I employ a couple of really smart guys, both younger than me, who help me maneuver the ever changing Internet, regarding email servers, web site hosts, domain names, operating systems, and other things too technical and confusing for my baby boomer brain. I count on these guys to explain trends that measure “hipness vs. dinosaur thinking,” and to translate techno terms into English. When it comes to techie language and making decisions about things I only half understand, at least I have my guys.

Or so I thought. let me tell you, you haven’t lived until you make a decision with no facts or understanding, and then realize it never really mattered in the first place.

Over the last two weeks, I’ve been in the midst of self-publishing my memoir, studying the relevant social networking sites, getting a new web site designed, and learning how to make my own changes.

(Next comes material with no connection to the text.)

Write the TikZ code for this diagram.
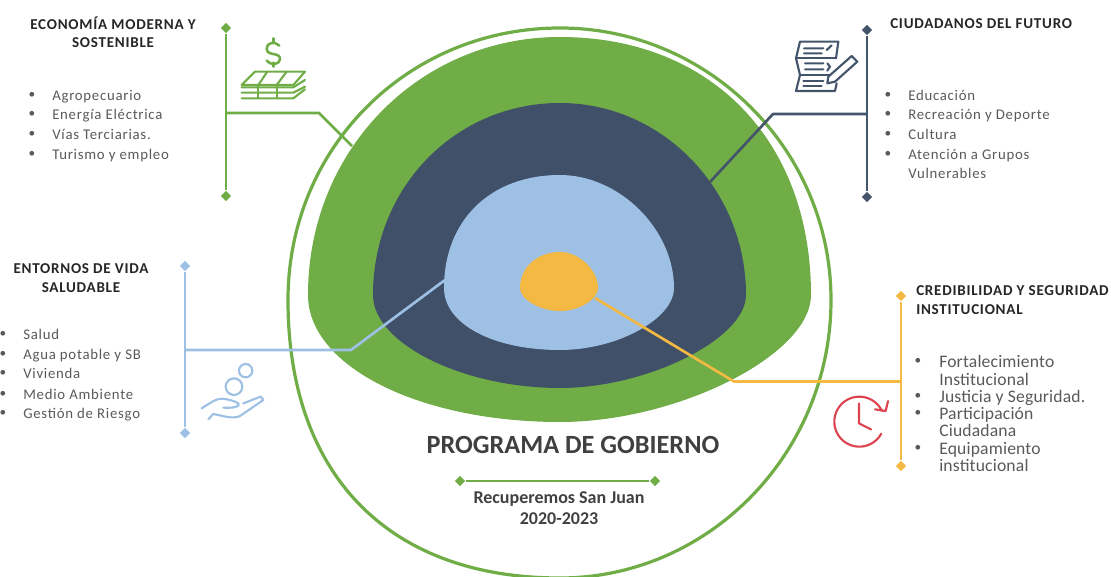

I made progress with all of it – until my email got stuck, right when I was preparing an “email blast” to let my people know the book was finished and available for purchase. But when I turned to my guys for help as usual, they were at odds about how to fix the problem, each adamant that their way was the right way, ready to draw their virtual swords and fight each other for what they thought was best for me.

“Tell him to do such and such,” each instructed me, as if I were in the middle of a fight between my parents. Their efforts to “make my life easier,” oddly resulted in three sleepless nights and a brain drain beyond description. When I finally introduced them to each other and asked them to please work it out, this is what happened.

“You guys, of course, can do whatever you want,” one wrote the other, “but it’s my belief that System A is a great resource we’d be blowing off here for no good reason. That’s my 2 cents.”

“System B is not an inferior service,” the other countered. “There are pros there to keep Andrea’s email within the realm of the domain host server, especially when it comes to manage and marketing. I appreciate your support earlier and I look forward to Andrea’s prosperity.”

It didn’t feel like they were considering me at all. My dick is bigger than your dick. Isn’t that what they were ultimately saying? Three days in, my emails building in cyber space with no solution to access any of them, I chose one guy off the cuff, realizing that this fight could go on into perpetuity. Neither was about to back down until the window to market the book was closed so I had to make an uniformed decision. Of course, the winner was smug; the loser was bitter and I had to calm him down and remind him we could always change courses if it didn’t work, something he should have been telling me.

It’s all over now, my new web site is “live,” my email is intact, my Iphone matches my desktop and I’m getting ready to do an email blast via a 19-year-old social marketing genius who was introduced to me by a client. But I have to say, I feel a little worse for the wear, having survived the clash of the techies and hoping I never find myself stuck in the middle again.